Balance emotional appeals with logical evidence. A touching story without data behind it can feel manipulative. Hard data without any human element can feel cold and forgettable. The strongest speeches weave both together so the audience is moved and informed.

Audience-Centered Evidence Selection

Your evidence choices should be shaped by who's listening. Before the speech, think through your audience:

  • Demographics like age, education level, and professional background affect what evidence resonates
  • Prior knowledge determines how much context you need to provide
  • Values and interests help you choose examples that feel relevant rather than abstract

Choose culturally appropriate examples and analogies. A sports metaphor might land perfectly with one audience and fall flat with another. When possible, use local or industry-specific examples that connect directly to your listeners' experience.

If you're speaking to a skeptical audience, address their objections head-on with targeted evidence rather than ignoring the tension in the room. Acknowledging doubt actually builds trust faster than pretending it doesn't exist.

You can also build engagement through interactive elements like quick polls or audience questions. These create a sense of participation and can even generate real-time data you can reference.

Finally, stay responsive during delivery. If a point generates visible interest, you can briefly elaborate. If the audience looks lost after a complex statistic, pause and restate the takeaway in simpler terms. Your evidence only works if the audience actually absorbs it.

Citing Sources for Evidence

Proper Citation Techniques

Citing your sources during a speech serves two purposes: it's ethically required, and it boosts your credibility. When you attribute evidence to a reputable source, the audience is more likely to trust it.

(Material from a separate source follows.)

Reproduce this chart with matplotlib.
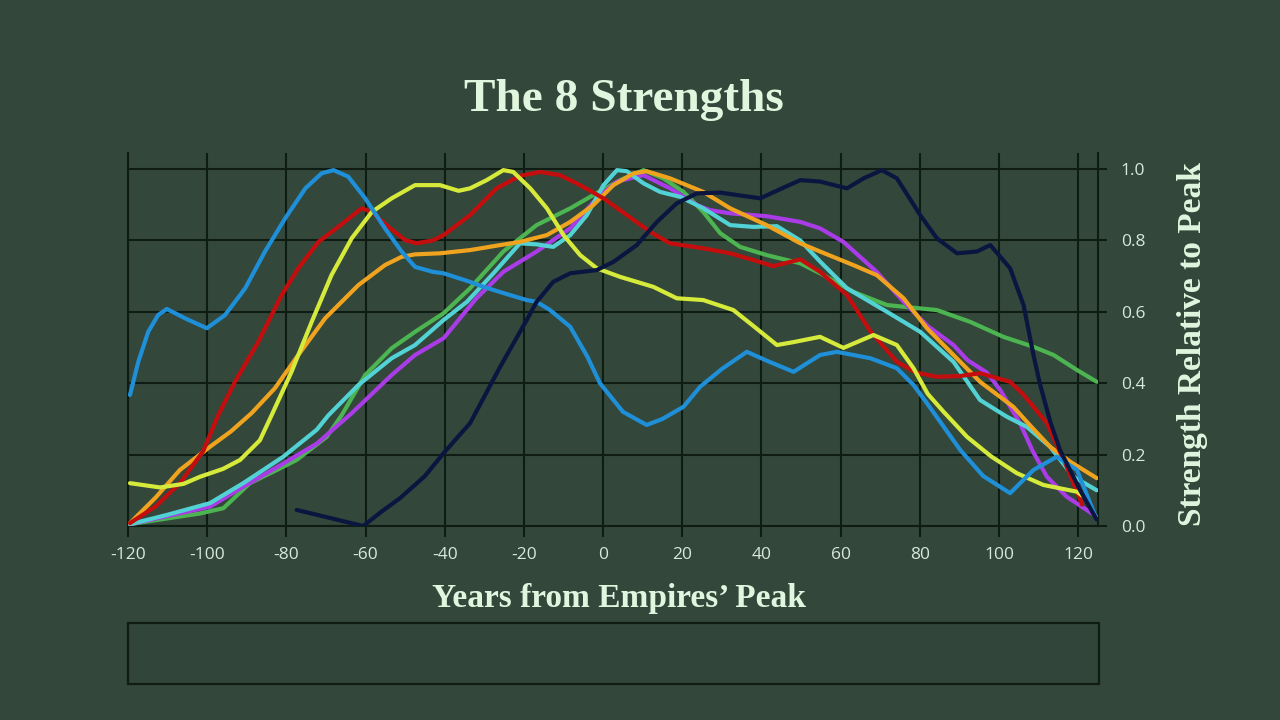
import matplotlib
matplotlib.use("Agg")
import matplotlib.pyplot as plt
from matplotlib.patches import Rectangle

# ---------------- data ----------------
blue_x = [-119.5, -117.4, -114.9, -112.4, -110.2, -105.6, -100.1, -95.5, -90.4, -85.4, -80.3, -75.2, -71.1,
          -68.1, -64.4, -60.1, -55.1, -50.9, -47.5, -43, -40.3, -33.6, -30.2, -25, -19.3, -16.8, -13.4, -8.3,
          -4, -0.8, 5, 11, 15, 20.3, 24.5, 30, 36.3, 42, 48.1, 54.8, 59, 67.5, 74.2, 78.4, 81.8, 90.2, 96,
          102.8, 108.7, 114.6, 119.7, 124.7]
blue_y = [0.367, 0.46, 0.544, 0.591, 0.608, 0.582, 0.554, 0.591, 0.666, 0.769, 0.862, 0.946, 0.988,
          0.997, 0.979, 0.918, 0.834, 0.769, 0.726, 0.712, 0.708, 0.684, 0.67, 0.652, 0.633, 0.628, 0.605, 0.558,
          0.475, 0.40, 0.32, 0.283, 0.30, 0.334, 0.39, 0.44, 0.488, 0.46, 0.432, 0.479, 0.488, 0.47, 0.442, 0.395,
          0.344, 0.213, 0.14, 0.092, 0.157, 0.194, 0.157, 0.017]

red_x = [-119.5, -113, -106.9, -101, -97.2, -93, -87.1, -81.2, -77, -71.9, -66.9, -61, -58.4, -54.2, -50,
         -47.1, -43, -40.3, -33.6, -26.9, -21, -15.9, -10.9, -5.8, 0.1, 6, 11.9, 16.9, 25.3, 32.1, 38, 43,
         49.8, 54.8, 61.6, 67.6, 74.2, 79, 84.3, 90, 95.2, 102.8, 106, 109, 112.1, 117.1, 121]
red_y = [0.008, 0.055, 0.12, 0.21, 0.311, 0.404, 0.516, 0.647, 0.722, 0.796, 0.838, 0.89, 0.88, 0.838, 0.801,
         0.792, 0.80, 0.815, 0.871, 0.946, 0.981, 0.992, 0.983, 0.955, 0.918, 0.871, 0.824, 0.792, 0.778, 0.764, 0.745, 0.728,
         0.747, 0.712, 0.647, 0.544, 0.46, 0.43, 0.418, 0.42, 0.428, 0.404, 0.37, 0.33, 0.288, 0.166, 0.06]

yellow_x = [-119.5, -111.9, -106, -101.8, -96, -91.7, -86.7, -83.7, -78.7, -73.6, -68.6, -63.5, -58.4, -53.4,
            -47.5, -41.2, -36.5, -33.6, -29.4, -25.2, -22.7, -18.4, -14.2, -10, -5.8, -1.6, 4.3, 12.7, 18.6,
            25.3, 32.9, 38, 43.9, 48, 54.8, 60.7, 68.3, 74.2, 78.4, 82, 86, 91.9, 98, 104.5, 111.2, 119.7, 121]
yellow_y = [0.12, 0.108, 0.118, 0.138, 0.16, 0.185, 0.24, 0.311, 0.432, 0.572, 0.703, 0.806, 0.88, 0.918,
            0.955, 0.955, 0.939, 0.946, 0.969, 0.997, 0.992, 0.946, 0.89, 0.815, 0.759, 0.722, 0.698, 0.67, 0.638,
            0.633, 0.605, 0.56, 0.507, 0.515, 0.53, 0.499, 0.535, 0.507, 0.442, 0.37, 0.32, 0.25, 0.195, 0.148, 0.115, 0.096, 0.085]

orange_x = [-119.5, -113, -106.9, -99.3, -94, -88.8, -82.9, -77, -70.2, -61.8, -55.1, -50.9, -47.5, -41.2,
            -33.6, -26, -21, -14.2, -8.3, -2.5, 2.6, 7.7, 11, 16.9, 25.3, 32.1, 41.3, 49.8, 54.8, 63.2, 69.1,
            75.9, 81.8, 88.5, 95.2, 103.6, 108, 112.9, 118, 124.7]
orange_y = [0.008, 0.08, 0.157, 0.222, 0.265, 0.316, 0.386, 0.479, 0.582, 0.675, 0.731, 0.754, 0.761, 0.764,
            0.773, 0.787, 0.796, 0.815, 0.852, 0.899, 0.955, 0.988, 0.994, 0.974, 0.936, 0.89, 0.843, 0.792, 0.769, 0.731, 0.703,
            0.638, 0.554, 0.479, 0.404, 0.334, 0.28, 0.222, 0.18, 0.134]

green_x = [-119.5, -110.2, -101.8, -95.9, -89.2, -82.4, -77.4, -69.8, -66, -60.1, -53.4, -47.5, -40.3, -33.6,
           -25.2, -16.8, -8.3, -2.5, 4.3, 10.2, 15.2, 20.3, 25.3, 29.6, 34.6, 41.3, 49.8, 54.8, 63.2, 71.7,
           84.3, 92.7, 101.1, 108.7, 113.8, 119.7, 124.7]
green_y = [0.005, 0.021, 0.035, 0.05, 0.12, 0.157, 0.185, 0.25, 0.311, 0.423, 0.498, 0.544, 0.596, 0.666,
           0.769, 0.843, 0.89, 0.927, 0.969, 0.997, 0.974, 0.936, 0.88, 0.82, 0.782, 0.759, 0.736, 0.708, 0.656, 0.619,
           0.605, 0.572, 0.53, 0.502, 0.479, 0.437, 0.404]

cyan_x = [-119.5, -110.2, -99.3, -90.9, -80.8, -72.3, -69.4, -61.8, -53.4, -47.5, -40.3, -34.4, -27.7, -21,
          -16.8, -12.6, -8.3, -4.1, 0.1, 3.5, 6, 10.2, 14.4, 19.5, 25.3, 32.1, 38, 43.9, 49.8, 54.8, 61.6,
          71.7, 80.1, 88.5, 95.2, 102, 107, 112.9, 118.8, 124.7]
cyan_y = [0.005, 0.031, 0.064, 0.12, 0.194, 0.27, 0.31, 0.395, 0.47, 0.507, 0.577, 0.628, 0.708, 0.792,
          0.789, 0.782, 0.815, 0.871, 0.955, 0.997, 0.994, 0.96, 0.936, 0.922, 0.89, 0.843, 0.838, 0.840, 0.80, 0.741, 0.666,
          0.60, 0.544, 0.46, 0.353, 0.306, 0.278, 0.222, 0.138, 0.10]

purple_x = [-119.5, -110, -99.3, -90.9, -80.8, -72.3, -63.5, -53.4, -47.5, -40.3, -32, -25.2, -16.8, -8.3,
            -1.6, 3.5, 10.2, 16.9, 23.7, 27, 32.1, 41.3, 49.8, 54.8, 60.7, 69.1, 75.9, 82, 88.5, 92, 96.9,
            100.3, 105.3, 108.5, 112.1, 117.1, 124.7]
purple_y = [0.005, 0.028, 0.054, 0.11, 0.175, 0.231, 0.316, 0.423, 0.479, 0.526, 0.638, 0.712, 0.769, 0.834,
            0.918, 0.965, 0.983, 0.946, 0.899, 0.885, 0.876, 0.868, 0.852, 0.834, 0.796, 0.712, 0.628, 0.56, 0.507, 0.465, 0.43,
            0.381, 0.288, 0.21, 0.138, 0.082, 0.026]

navy_x = [-77.4, -60.6, -56, -51.3, -45, -40.3, -33.6, -26, -19.3, -16.8, -12.6, -8.3, -1.6, 2.6, 8.5, 13.6,
          18.6, 23.7, 29.6, 34, 39.7, 44, 49.8, 54.8, 61.6, 65.8, 70.4, 74.2, 80.1, 84.3, 89.4, 94.4, 97.8,
          102.8, 106.2, 108.7, 110.4, 113, 115.4, 120.5, 124.7]
navy_y = [0.045, 0.0, 0.04, 0.078, 0.14, 0.204, 0.288, 0.446, 0.577, 0.628, 0.684, 0.708, 0.717, 0.74, 0.787, 0.852,
          0.904, 0.932, 0.934, 0.927, 0.918, 0.94, 0.969, 0.965, 0.946, 0.974, 0.997, 0.974, 0.871, 0.806, 0.764, 0.769, 0.787,
          0.722, 0.619, 0.479, 0.395, 0.29, 0.213, 0.10, 0.017]

x_ticks = [-120, -100, -80, -60, -40, -20, 0, 20, 40, 60, 80, 100, 120]
y_ticks = [0.0, 0.2, 0.4, 0.6, 0.8, 1.0]
title = "The 8 Strengths"
x_label = "Years from Empires\u2019 Peak"
y_label = "Strength Relative to Peak"

# ---------------- style ----------------
BG = "#33473a"
GRID = "#0f1c13"
TXT = "#e2f6df"
TICKTXT = "#d8e8da"

series = [
    (green_x, green_y, "#4cb551"),
    (purple_x, purple_y, "#a93ce6"),
    (cyan_x, cyan_y, "#52d2d4"),
    (orange_x, orange_y, "#f0a31f"),
    (red_x, red_y, "#c40e0e"),
    (yellow_x, yellow_y, "#d6ea3c"),
    (blue_x, blue_y, "#1f8fd8"),
    (navy_x, navy_y, "#0b1640"),
]

fig = plt.figure(figsize=(12.8, 7.2), dpi=100, facecolor=BG)
ax = fig.add_axes([128 / 1280, 1 - 526 / 720, 970 / 1280, 373 / 720])
ax.set_facecolor(BG)

for xs, ys, c in series:
    ax.plot(xs, ys, color=c, lw=3.0, solid_joinstyle="round", solid_capstyle="round", zorder=3)

ax.set_xlim(-120, 125)
ax.set_ylim(0, 1.045)
ax.set_xticks(x_ticks)
ax.set_xticklabels([str(t) for t in x_ticks])
ax.set_yticks(y_ticks)
ax.set_yticklabels([f"{t:.1f}" for t in y_ticks])
ax.yaxis.tick_right()
ax.grid(True, color=GRID, lw=1.5, zorder=1)
ax.set_axisbelow(True)

ax.spines["top"].set_visible(False)
for side in ["left", "right", "bottom"]:
    ax.spines[side].set_color(GRID)
    ax.spines[side].set_linewidth(1.5)

ax.tick_params(axis="x", direction="out", length=8, width=1.5, color=GRID, pad=7,
               labelsize=12.5, labelcolor=TICKTXT)
ax.tick_params(axis="y", direction="out", length=6.5, width=1.5, color=GRID, pad=10,
               labelsize=12.5, labelcolor=TICKTXT, left=False, right=True)
for lab in ax.get_xticklabels() + ax.get_yticklabels():
    lab.set_fontfamily(["Open Sans", "DejaVu Sans"])

serif = ["Liberation Serif", "DejaVu Serif"]
fig.text(624 / 1280, 1 - 100 / 720, title, ha="center", va="center", fontsize=34,
         fontweight="bold", family=serif, color=TXT)
fig.text(619 / 1280, 1 - 599 / 720, x_label, ha="center", va="center", fontsize=24,
         fontweight="bold", family=serif, color=TXT)
fig.text(1193 / 1280, 1 - 344 / 720, y_label, ha="center", va="center", fontsize=24,
         fontweight="bold", family=serif, color=TXT, rotation=90)

fig.patches.append(Rectangle((128 / 1280, 1 - 684 / 720), 971 / 1280, 61 / 720,
                             transform=fig.transFigure, facecolor="#31453a",
                             edgecolor=GRID, lw=1.6))

fig.savefig("out.png", dpi=100, facecolor=BG)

Verbal citations (also called oral citations) in speeches are simpler than written citations. You don't need to recite a full bibliography entry. Instead, include the most relevant details:

  • Source name: "According to The New York Times..."
  • Credentials (when they matter): "Dr. Sarah Johnson, a Nobel laureate in Physics..."
  • Date: "In a 2023 report..."

For statistical claims, provide enough context for the audience to evaluate the evidence:

  • Sample size: "In a survey of 10,000 Americans..."
  • Timeframe: "Over a five-year period..."
  • Any relevant limitations: "Among urban residents aged 18-34..."

The citation style you'd use in a written version (APA, MLA, Chicago) depends on your field, but in a speech, the verbal citation matters most. Save the full formatted references for a handout, a final slide, or a QR code linking to your source list.

Balancing Citation and Speech Flow

Citations should feel like a natural part of your sentences, not awkward interruptions. Compare these two approaches:

Clunky: "According to a 2023 report published by the World Health Organization, Geneva, Switzerland, page 47, the rate of..."

Smooth: "The World Health Organization reported in 2023 that the rate of..."

Give the audience just enough source information to establish credibility, and save the full details for supplementary materials.

A few practical strategies:

  • Introduce a source fully the first time, then abbreviate on later references. ("The World Health Organization" becomes "the WHO" or "that same report")
  • Fully cite controversial or surprising claims. If a statistic is likely to raise eyebrows, more source detail builds trust.
  • Use general attribution for widely accepted facts. You don't need to cite a source for "water boils at 100°C."
  • Pause briefly before and after a citation to let it register without rushing past it.

Prepare a reference list your audience can access after the speech. Distributing a handout or displaying a QR code on your final slide shows thoroughness and gives interested listeners a way to verify your sources and dig deeper.